Each line below must be set down exactly; omit any image you find.

====

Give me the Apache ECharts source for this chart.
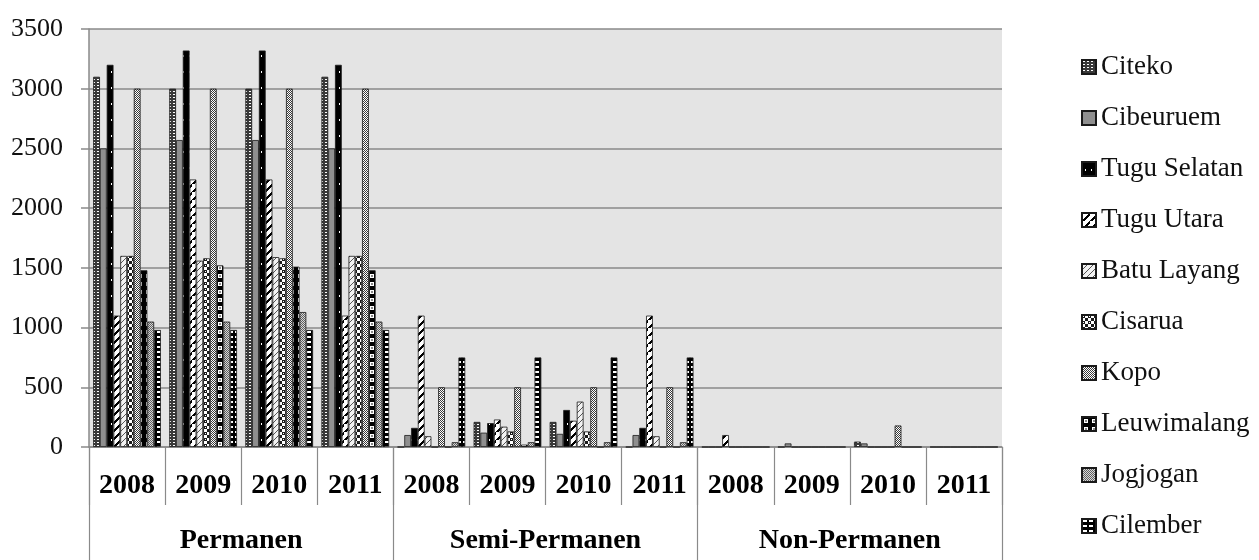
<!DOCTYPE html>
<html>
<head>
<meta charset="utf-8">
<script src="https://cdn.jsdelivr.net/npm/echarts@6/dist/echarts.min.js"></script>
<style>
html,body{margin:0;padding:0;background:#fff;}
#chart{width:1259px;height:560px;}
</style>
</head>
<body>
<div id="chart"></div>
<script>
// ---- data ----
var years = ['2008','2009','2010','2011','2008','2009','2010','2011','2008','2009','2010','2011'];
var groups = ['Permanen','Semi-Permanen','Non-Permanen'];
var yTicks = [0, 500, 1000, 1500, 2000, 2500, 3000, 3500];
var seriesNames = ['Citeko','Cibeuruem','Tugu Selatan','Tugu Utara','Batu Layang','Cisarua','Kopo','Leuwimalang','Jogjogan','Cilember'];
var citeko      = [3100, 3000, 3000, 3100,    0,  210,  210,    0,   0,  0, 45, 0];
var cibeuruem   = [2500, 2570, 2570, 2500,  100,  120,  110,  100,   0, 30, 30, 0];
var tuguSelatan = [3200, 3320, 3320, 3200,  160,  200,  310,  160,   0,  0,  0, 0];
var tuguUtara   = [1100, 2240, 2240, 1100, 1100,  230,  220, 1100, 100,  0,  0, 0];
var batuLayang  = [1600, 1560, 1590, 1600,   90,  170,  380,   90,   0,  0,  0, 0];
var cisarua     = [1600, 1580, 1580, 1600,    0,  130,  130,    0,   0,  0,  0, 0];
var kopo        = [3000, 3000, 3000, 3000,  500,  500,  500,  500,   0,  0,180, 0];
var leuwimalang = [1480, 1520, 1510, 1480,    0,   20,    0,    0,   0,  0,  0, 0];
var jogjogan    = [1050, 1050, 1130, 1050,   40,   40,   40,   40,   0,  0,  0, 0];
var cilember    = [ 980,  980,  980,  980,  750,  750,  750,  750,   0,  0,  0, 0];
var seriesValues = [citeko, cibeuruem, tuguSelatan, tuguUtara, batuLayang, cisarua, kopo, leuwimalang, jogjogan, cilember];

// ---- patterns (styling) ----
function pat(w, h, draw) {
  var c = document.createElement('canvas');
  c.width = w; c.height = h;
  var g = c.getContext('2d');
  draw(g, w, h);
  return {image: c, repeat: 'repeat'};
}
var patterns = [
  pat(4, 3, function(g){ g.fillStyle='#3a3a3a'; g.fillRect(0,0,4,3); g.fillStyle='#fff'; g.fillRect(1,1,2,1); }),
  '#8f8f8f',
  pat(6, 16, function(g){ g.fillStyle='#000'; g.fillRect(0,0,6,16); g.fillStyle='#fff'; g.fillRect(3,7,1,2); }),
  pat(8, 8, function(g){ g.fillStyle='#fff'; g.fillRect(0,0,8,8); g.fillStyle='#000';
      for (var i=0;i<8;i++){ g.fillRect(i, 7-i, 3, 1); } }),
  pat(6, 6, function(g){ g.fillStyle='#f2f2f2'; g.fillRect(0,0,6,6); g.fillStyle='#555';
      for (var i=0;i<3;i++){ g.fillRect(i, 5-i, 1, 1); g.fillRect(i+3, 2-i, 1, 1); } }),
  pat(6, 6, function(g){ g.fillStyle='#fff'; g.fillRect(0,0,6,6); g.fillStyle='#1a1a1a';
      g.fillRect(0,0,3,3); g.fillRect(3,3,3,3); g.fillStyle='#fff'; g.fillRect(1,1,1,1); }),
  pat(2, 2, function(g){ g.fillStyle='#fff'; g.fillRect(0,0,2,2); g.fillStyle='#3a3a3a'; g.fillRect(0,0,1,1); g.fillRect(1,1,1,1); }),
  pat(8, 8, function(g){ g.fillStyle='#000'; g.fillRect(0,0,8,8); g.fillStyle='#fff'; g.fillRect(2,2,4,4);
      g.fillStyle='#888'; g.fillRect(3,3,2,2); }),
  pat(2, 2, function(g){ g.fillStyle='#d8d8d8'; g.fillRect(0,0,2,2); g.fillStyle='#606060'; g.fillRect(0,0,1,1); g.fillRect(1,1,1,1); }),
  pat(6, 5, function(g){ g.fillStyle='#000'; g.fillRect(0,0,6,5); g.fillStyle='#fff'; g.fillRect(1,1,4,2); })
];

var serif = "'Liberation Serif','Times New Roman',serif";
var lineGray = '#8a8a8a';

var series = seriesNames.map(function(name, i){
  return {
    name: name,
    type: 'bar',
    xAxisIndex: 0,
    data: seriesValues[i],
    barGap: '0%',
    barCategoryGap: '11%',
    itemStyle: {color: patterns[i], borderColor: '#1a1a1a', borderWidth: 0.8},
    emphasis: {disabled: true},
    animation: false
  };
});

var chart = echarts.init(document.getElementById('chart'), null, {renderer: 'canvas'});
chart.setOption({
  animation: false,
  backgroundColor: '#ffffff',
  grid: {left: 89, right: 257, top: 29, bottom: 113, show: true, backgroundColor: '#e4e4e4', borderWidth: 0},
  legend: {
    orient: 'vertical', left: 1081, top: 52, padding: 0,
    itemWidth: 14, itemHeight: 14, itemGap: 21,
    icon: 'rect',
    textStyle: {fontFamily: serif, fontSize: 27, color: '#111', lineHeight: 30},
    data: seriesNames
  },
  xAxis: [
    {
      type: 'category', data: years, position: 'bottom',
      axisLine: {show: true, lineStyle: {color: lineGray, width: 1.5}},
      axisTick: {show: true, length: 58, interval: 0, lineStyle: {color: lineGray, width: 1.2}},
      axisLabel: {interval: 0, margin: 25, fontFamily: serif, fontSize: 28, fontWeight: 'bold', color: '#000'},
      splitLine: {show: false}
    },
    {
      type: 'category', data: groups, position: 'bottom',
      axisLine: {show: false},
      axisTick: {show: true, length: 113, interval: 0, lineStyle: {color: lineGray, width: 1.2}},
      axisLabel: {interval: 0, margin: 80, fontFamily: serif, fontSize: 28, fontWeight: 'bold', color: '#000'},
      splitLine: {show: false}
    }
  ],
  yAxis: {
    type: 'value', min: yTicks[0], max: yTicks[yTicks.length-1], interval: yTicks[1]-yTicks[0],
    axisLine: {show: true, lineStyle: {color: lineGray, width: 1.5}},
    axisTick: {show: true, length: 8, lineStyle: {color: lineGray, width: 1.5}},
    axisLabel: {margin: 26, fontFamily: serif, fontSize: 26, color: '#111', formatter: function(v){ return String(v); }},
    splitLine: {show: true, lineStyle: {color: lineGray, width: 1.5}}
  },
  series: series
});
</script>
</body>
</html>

====

**TASK RESPONSE:**
Give me the Apache ECharts source for this chart.
<!DOCTYPE html>
<html>
<head>
<meta charset="utf-8">
<script src="https://cdn.jsdelivr.net/npm/echarts@6/dist/echarts.min.js"></script>
<style>
html,body{margin:0;padding:0;background:#fff;}
#chart{width:1259px;height:560px;}
</style>
</head>
<body>
<div id="chart"></div>
<script>
// ---- data ----
var years = ['2008','2009','2010','2011','2008','2009','2010','2011','2008','2009','2010','2011'];
var groups = ['Permanen','Semi-Permanen','Non-Permanen'];
var yTicks = [0, 500, 1000, 1500, 2000, 2500, 3000, 3500];
var seriesNames = ['Citeko','Cibeuruem','Tugu Selatan','Tugu Utara','Batu Layang','Cisarua','Kopo','Leuwimalang','Jogjogan','Cilember'];
var citeko      = [3100, 3000, 3000, 3100,    0,  210,  210,    0,   0,  0, 45, 0];
var cibeuruem   = [2500, 2570, 2570, 2500,  100,  120,  110,  100,   0, 30, 30, 0];
var tuguSelatan = [3200, 3320, 3320, 3200,  160,  200,  310,  160,   0,  0,  0, 0];
var tuguUtara   = [1100, 2240, 2240, 1100, 1100,  230,  220, 1100, 100,  0,  0, 0];
var batuLayang  = [1600, 1560, 1590, 1600,   90,  170,  380,   90,   0,  0,  0, 0];
var cisarua     = [1600, 1580, 1580, 1600,    0,  130,  130,    0,   0,  0,  0, 0];
var kopo        = [3000, 3000, 3000, 3000,  500,  500,  500,  500,   0,  0,180, 0];
var leuwimalang = [1480, 1520, 1510, 1480,    0,   20,    0,    0,   0,  0,  0, 0];
var jogjogan    = [1050, 1050, 1130, 1050,   40,   40,   40,   40,   0,  0,  0, 0];
var cilember    = [ 980,  980,  980,  980,  750,  750,  750,  750,   0,  0,  0, 0];
var seriesValues = [citeko, cibeuruem, tuguSelatan, tuguUtara, batuLayang, cisarua, kopo, leuwimalang, jogjogan, cilember];

// ---- patterns (styling) ----
function pat(w, h, draw) {
  var c = document.createElement('canvas');
  c.width = w; c.height = h;
  var g = c.getContext('2d');
  draw(g, w, h);
  return {image: c, repeat: 'repeat'};
}
var patterns = [
  pat(4, 3, function(g){ g.fillStyle='#3a3a3a'; g.fillRect(0,0,4,3); g.fillStyle='#fff'; g.fillRect(1,1,2,1); }),
  '#8f8f8f',
  pat(6, 16, function(g){ g.fillStyle='#000'; g.fillRect(0,0,6,16); g.fillStyle='#fff'; g.fillRect(3,7,1,2); }),
  pat(8, 8, function(g){ g.fillStyle='#fff'; g.fillRect(0,0,8,8); g.fillStyle='#000';
      for (var i=0;i<8;i++){ g.fillRect(i, 7-i, 3, 1); } }),
  pat(6, 6, function(g){ g.fillStyle='#f2f2f2'; g.fillRect(0,0,6,6); g.fillStyle='#555';
      for (var i=0;i<3;i++){ g.fillRect(i, 5-i, 1, 1); g.fillRect(i+3, 2-i, 1, 1); } }),
  pat(6, 6, function(g){ g.fillStyle='#fff'; g.fillRect(0,0,6,6); g.fillStyle='#1a1a1a';
      g.fillRect(0,0,3,3); g.fillRect(3,3,3,3); g.fillStyle='#fff'; g.fillRect(1,1,1,1); }),
  pat(2, 2, function(g){ g.fillStyle='#fff'; g.fillRect(0,0,2,2); g.fillStyle='#3a3a3a'; g.fillRect(0,0,1,1); g.fillRect(1,1,1,1); }),
  pat(8, 8, function(g){ g.fillStyle='#000'; g.fillRect(0,0,8,8); g.fillStyle='#fff'; g.fillRect(2,2,4,4);
      g.fillStyle='#888'; g.fillRect(3,3,2,2); }),
  pat(2, 2, function(g){ g.fillStyle='#d8d8d8'; g.fillRect(0,0,2,2); g.fillStyle='#606060'; g.fillRect(0,0,1,1); g.fillRect(1,1,1,1); }),
  pat(6, 5, function(g){ g.fillStyle='#000'; g.fillRect(0,0,6,5); g.fillStyle='#fff'; g.fillRect(1,1,4,2); })
];

var serif = "'Liberation Serif','Times New Roman',serif";
var lineGray = '#8a8a8a';

var series = seriesNames.map(function(name, i){
  return {
    name: name,
    type: 'bar',
    xAxisIndex: 0,
    data: seriesValues[i],
    barGap: '0%',
    barCategoryGap: '11%',
    itemStyle: {color: patterns[i], borderColor: '#1a1a1a', borderWidth: 0.8},
    emphasis: {disabled: true},
    animation: false
  };
});

var chart = echarts.init(document.getElementById('chart'), null, {renderer: 'canvas'});
chart.setOption({
  animation: false,
  backgroundColor: '#ffffff',
  grid: {left: 89, right: 257, top: 29, bottom: 113, show: true, backgroundColor: '#e4e4e4', borderWidth: 0},
  legend: {
    orient: 'vertical', left: 1081, top: 52, padding: 0,
    itemWidth: 14, itemHeight: 14, itemGap: 21,
    icon: 'rect',
    textStyle: {fontFamily: serif, fontSize: 27, color: '#111', lineHeight: 30},
    data: seriesNames
  },
  xAxis: [
    {
      type: 'category', data: years, position: 'bottom',
      axisLine: {show: true, lineStyle: {color: lineGray, width: 1.5}},
      axisTick: {show: true, length: 58, interval: 0, lineStyle: {color: lineGray, width: 1.2}},
      axisLabel: {interval: 0, margin: 25, fontFamily: serif, fontSize: 28, fontWeight: 'bold', color: '#000'},
      splitLine: {show: false}
    },
    {
      type: 'category', data: groups, position: 'bottom',
      axisLine: {show: false},
      axisTick: {show: true, length: 113, interval: 0, lineStyle: {color: lineGray, width: 1.2}},
      axisLabel: {interval: 0, margin: 80, fontFamily: serif, fontSize: 28, fontWeight: 'bold', color: '#000'},
      splitLine: {show: false}
    }
  ],
  yAxis: {
    type: 'value', min: yTicks[0], max: yTicks[yTicks.length-1], interval: yTicks[1]-yTicks[0],
    axisLine: {show: true, lineStyle: {color: lineGray, width: 1.5}},
    axisTick: {show: true, length: 8, lineStyle: {color: lineGray, width: 1.5}},
    axisLabel: {margin: 26, fontFamily: serif, fontSize: 26, color: '#111', formatter: function(v){ return String(v); }},
    splitLine: {show: true, lineStyle: {color: lineGray, width: 1.5}}
  },
  series: series
});
</script>
</body>
</html>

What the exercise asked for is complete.